The cloth is a poor article: like the people of Ashanti, who from time immemorial have woven their own cottons, the East African ever prefers foreign fabrics. The loose texture of his own produce admits wind and rain; when dry it is rough and unpleasant, when wet heavy, comfortless as leather, and it cannot look clean, as it is never bleached. According to the Arabs, the yarn is often dipped into a starch made from grain, for the purpose of thickening the appearance of the texture: this disappears after the first washing, and the cloth must be pegged down to prevent its shrinking to half-size. The relative proportion of warp and weft is unknown, and the woolly fuzzy quality of the half-wild cotton now in use impoverishes the fabric. Despite the labour expended upon these cloths, the largest size may be purchased for six feet of American domestics, or for a pair of iron hoes: there is therefore little inducement to extend the manufacture.

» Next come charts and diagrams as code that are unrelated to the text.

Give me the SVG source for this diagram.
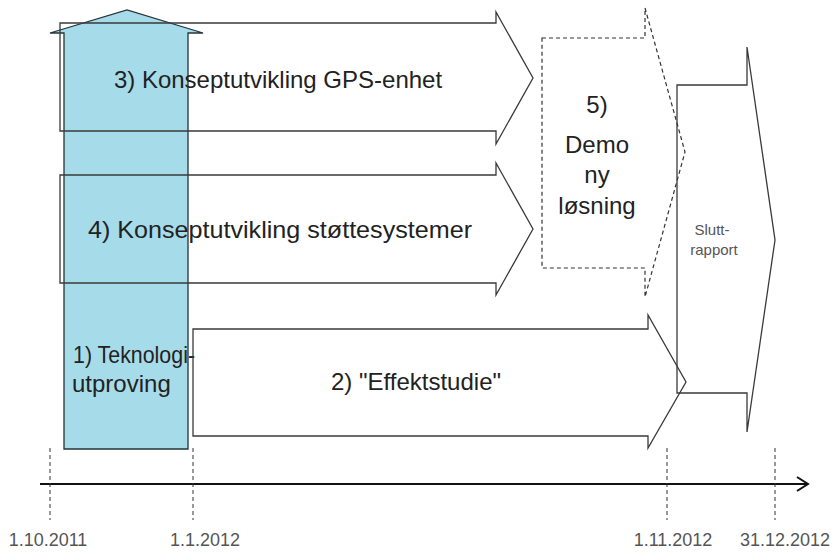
<svg xmlns="http://www.w3.org/2000/svg" width="832" height="552" viewBox="0 0 832 552">
<style>
.bg{fill:#ffffff}
.arr{fill:none;stroke:#3a3a3a;stroke-width:1.3;stroke-linejoin:miter}
.dash{fill:none;stroke:#333;stroke-width:1.2;stroke-dasharray:4 3}
.blue{fill:#a6dce9;stroke:#24343a;stroke-width:1.3}
.lbl{font-family:"Liberation Sans",Arial,sans-serif;font-size:24px;fill:#222}
.small{font-family:"Liberation Sans",Arial,sans-serif;font-size:15px;fill:#555}
.date{font-family:"Liberation Sans",Arial,sans-serif;font-size:18px;fill:#555}
.tick{stroke:#333;stroke-width:1;stroke-dasharray:4 3}
.axis{stroke:#111;stroke-width:2;fill:none}
</style>
<rect class="bg" x="0" y="0" width="832" height="552"/>
<g id="node1">
<path class="blue" d="M64,449 L64,33 L50,33 L127,10 L203,33 L188,33 L188,449 Z"/>
</g>
<g id="node3">
<path class="arr" d="M60,23 L496,23 L496,12 L533,78 L496,144 L496,131 L60,131 Z"/>
<text class="lbl" x="278" y="88" text-anchor="middle">3) Konseptutvikling GPS-enhet</text>
</g>
<g id="node4">
<path class="arr" d="M60,175 L496,175 L496,163 L533,229 L496,295 L496,283 L60,283 Z"/>
<text class="lbl" x="280" y="238" text-anchor="middle" textLength="384" lengthAdjust="spacingAndGlyphs">4) Konseptutvikling støttesystemer</text>
</g>
<g id="node1-label">
<text class="lbl" x="73" y="363" textLength="122" lengthAdjust="spacingAndGlyphs">1) Teknologi-</text>
<text class="lbl" x="72" y="392">utproving</text>
</g>
<g id="node2">
<path class="arr" d="M193,329 L648,329 L648,315 L686,382 L648,448 L648,436 L193,436 Z"/>
<text class="lbl" x="416" y="390" text-anchor="middle">2) "Effektstudie"</text>
</g>
<g id="node5">
<path class="dash" d="M542,38 L645,38 L645,8 L685,152 L645,297 L645,268 L542,268 Z"/>
<text class="lbl" x="597" y="113" text-anchor="middle">5)</text>
<text class="lbl" x="597" y="153" text-anchor="middle">Demo</text>
<text class="lbl" x="597" y="183" text-anchor="middle">ny</text>
<text class="lbl" x="597" y="214" text-anchor="middle">løsning</text>
</g>
<g id="node6">
<path class="arr" d="M677,85 L747,85 L747,47 L775,240 L747,432 L747,393 L677,393 Z"/>
<text class="small" x="712" y="235" text-anchor="middle">Slutt-</text>
<text class="small" x="714" y="255" text-anchor="middle">rapport</text>
</g>
<g id="connectors">
<line class="axis" x1="40" y1="484" x2="807" y2="484"/>
<path class="axis" d="M797,477 L808,484 L797,491"/>
<line class="tick" x1="50" y1="448" x2="50" y2="520"/>
<line class="tick" x1="193" y1="448" x2="193" y2="520"/>
<line class="tick" x1="667" y1="448" x2="667" y2="520"/>
<line class="tick" x1="775" y1="448" x2="775" y2="520"/>
</g>
<g id="dates">
<text class="date" x="48" y="546" text-anchor="middle">1.10.2011</text>
<text class="date" x="205" y="546" text-anchor="middle">1.1.2012</text>
<text class="date" x="673" y="546" text-anchor="middle">1.11.2012</text>
<text class="date" x="785" y="546" text-anchor="middle">31.12.2012</text>
</g>
</svg>
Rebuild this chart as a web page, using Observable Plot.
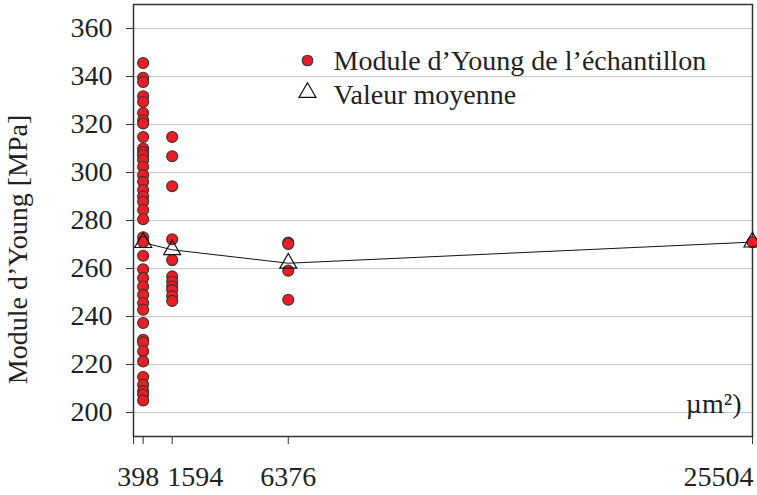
<!DOCTYPE html>
<html>
<head>
<meta charset="utf-8">
<script src="https://cdn.jsdelivr.net/npm/d3@7"></script>
<script src="https://cdn.jsdelivr.net/npm/@observablehq/plot@0.6"></script>
<style>
  html, body { margin: 0; padding: 0; background: #fff; }
</style>
</head>
<body>
<div id="chart"></div>
<script>
// Surfaces (µm²) on the x axis
const surfaces = [398, 1594, 6376, 25504];
// Young's modulus of each sample (MPa), per surface
const modules398 = [345.6, 339.5, 337.7, 331.8, 329.4, 324.8, 321.8, 320.4, 314.8, 310,
  308.6, 307.2, 305.2, 302.4, 298.9, 296.1, 292.7, 290, 287.8, 284.4,
  280.5, 273, 271, 265.3, 259.7, 256, 252.5, 249, 245.6, 242.8,
  237.3, 230.3, 229.2, 225.5, 221.3, 214.8, 211.6, 208.9, 207.5, 205];
const modules1594 = [314.8, 306.8, 294.3, 272.2, 263.5, 256.7, 254.6, 252.5, 251, 248.5, 246.5];
const modules6376 = [270.8, 270.2, 259.1, 247];
const modules25504 = [271];
// Mean values (MPa)
const means = [270.8, 267.8, 262.2, 271];
// Ticks
const yTicks = [200, 220, 240, 260, 280, 300, 320, 340, 360];
const xTickMarks = [0, 398, 1594, 6376, 25504];
// Texts
const yTitle = "Module d’Young [MPa]";
const legendSamples = "Module d’Young de l’échantillon";
const legendMean = "Valeur moyenne";
const unitText = "µm²)";

const samples = [modules398, modules1594, modules6376, modules25504]
  .flatMap((arr, i) => arr.map(v => ({surface: surfaces[i], module: v})));
const meanData = surfaces.map((s, i) => ({surface: s, module: means[i]}));

const red = "#ee1c24";
const fmt = d => String(d);

const chart = Plot.plot({
  width: 757,
  height: 495,
  marginLeft: 133,
  marginRight: 5,
  marginTop: 4,
  marginBottom: 59,
  x: {domain: [0, 25504], label: null},
  y: {domain: [190, 370], label: null},
  style: {fontFamily: "'Liberation Serif', 'Times New Roman', serif", fontSize: "28px", color: "#222", background: "#fff"},
  marks: [
    Plot.gridY(yTicks, {stroke: "#c8c8c8", strokeOpacity: 1, strokeWidth: 1}),
    Plot.frame({stroke: "#333", strokeWidth: 1.5}),
    Plot.axisY(yTicks, {tickSize: 7, tickPadding: 14, tickFormat: fmt, label: null, fontSize: 28, stroke: "#333"}),
    Plot.axisX(xTickMarks, {tickSize: 8, tickFormat: () => "", label: null, stroke: "#333"}),
    Plot.axisX([398], {tickSize: 0, tickPadding: 30, dx: -5, tickFormat: fmt, label: null, fontSize: 28}),
    Plot.axisX([1594], {tickSize: 0, tickPadding: 30, dx: -5, textAnchor: "start", tickFormat: fmt, label: null, fontSize: 28}),
    Plot.axisX([6376], {tickSize: 0, tickPadding: 30, tickFormat: fmt, label: null, fontSize: 28}),
    Plot.axisX([25504], {tickSize: 0, tickPadding: 30, dx: 1, textAnchor: "end", tickFormat: fmt, label: null, fontSize: 28}),
    Plot.line(meanData, {x: "surface", y: "module", stroke: "#111", strokeWidth: 1}),
    Plot.dot(samples, {x: "surface", y: "module", r: 5.5, fill: red, stroke: "#333", strokeWidth: 1.1}),
    Plot.dot(meanData, {x: "surface", y: "module", symbol: "triangle", r: 6.3, fill: "none", stroke: "#111", strokeWidth: 1.2}),
    // legend
    Plot.dot([legendSamples], {frameAnchor: "top-left", dx: 174, dy: 56, r: 5.3, fill: red, stroke: "#333", strokeWidth: 1.1}),
    Plot.text([legendSamples], {frameAnchor: "top-left", dx: 200, dy: 57, text: d => d, textAnchor: "start", lineAnchor: "middle", fontSize: 28, fill: "#222"}),
    Plot.dot([legendMean], {frameAnchor: "top-left", dx: 174, dy: 88, symbol: "triangle", r: 6.3, fill: "#fff", stroke: "#111", strokeWidth: 1.2}),
    Plot.text([legendMean], {frameAnchor: "top-left", dx: 200, dy: 91, text: d => d, textAnchor: "start", lineAnchor: "middle", fontSize: 28, fill: "#222"}),
    // unit fragment
    Plot.text([unitText], {frameAnchor: "bottom-right", dx: -11, dy: -24, text: d => d, textAnchor: "end", lineAnchor: "bottom", fontSize: 28, fill: "#222"}),
    // y title
    Plot.text([yTitle], {frameAnchor: "left", dx: -115, dy: 29, rotate: -90, text: d => d, textAnchor: "middle", lineAnchor: "middle", fontSize: 28, fill: "#222"})
  ]
});
document.getElementById("chart").appendChild(chart);
</script>
</body>
</html>
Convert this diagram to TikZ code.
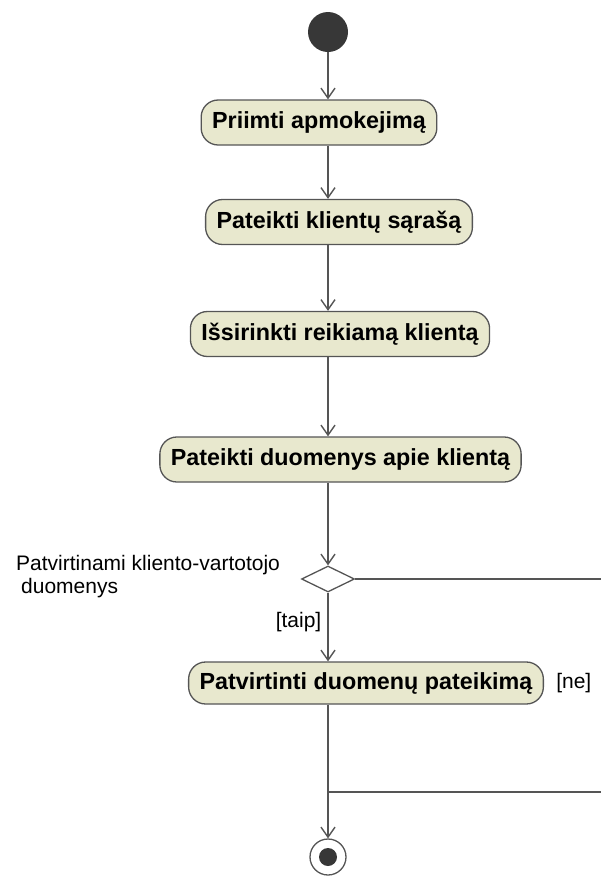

Iron is picked up in the state called Utundwe, or gangue, from the sides of low sandstone hills: in places the people dig pits from two to four feet deep, and, according to the Arabs, they find tears, nodules, and rounded lumps. The pisolithic iron, common in the maritime regions, is not worked. The mhesi or blacksmith’s art is still in its infancy. The iron-stone is carried to the smithy, an open shed, where the work is done: the smelting-furnace is a hole in the ground, filled with lighted charcoal, upon which the utundwe is placed, and, covered with another layer of fire, it is allowed to run through the fuel. The blast is produced by mafukutu (bellows): they are two roughly rounded troughs, about three inches deep by six in diameter, hewn out of a single bit of wood and prolonged into a pair of parallel branches, pierced for the passage of the wind through two apertures in the walls of the troughs. The troughs are covered with skin, to which are fixed two long projecting sticks for handles, which may be worked by a man sitting. A stone is placed upon the bellows for steadiness, and clay nozzles, or holcus-canes with a lateral hole, are fixed on to the branches to prevent them from charring. Sometimes as many as five pairs are worked at once, and great is the rapidity required to secure a continuous outdraught. Mr. Andersson (“Lake Ngami,” chap. xvi.) gives a sketch of a similar contrivance amongst the South Africans: the clay-tubes, however, are somewhat larger than those used in Unyamwezi by “blacksmiths at work.” The ore is melted and remelted several times, till pure; tempering and case-hardening are unknown, and it is stored for use by being cast in clay-moulds, or made up into hoes. The hammer and anvil are generally smooth stones. The principal articles of ironmongery are spears, assegais, and arrow-heads, battle-axes, hatchets, and adzes, knives and daggers, sickles and razors, rings and sambo, or wire circlets. The kinda is a large bell, hung by the ivory-porter to his tusk on the line of the march: the kengere or kiugi a smaller variety which he fastens to his legs. Pipes, with iron bowls and stems, are made by the more ingenious, and the smoker manufactures for himself small pincers or pliers which, curious to say, are unknown even by name to the more civilised people of Zanzibar.

Copper is not found upon this line in East Africa. From the country of the Kazembe, however, an excellent red and heavy, soft and bright variety, not unlike that of Japan, finds its way to Ujiji, and sometimes to the coast. It is sold in bars from one to two feet long. At Ujiji, where it is cheap, four to five pounds are procurable for two doti, there worth about four dollars. Native copper, therefore, is almost as expensive as that imported from Europe. It is used in making the rude and clumsy bangles affected by both sexes, sambo, and ornaments for the spear and bow, the staff and the knobkerry.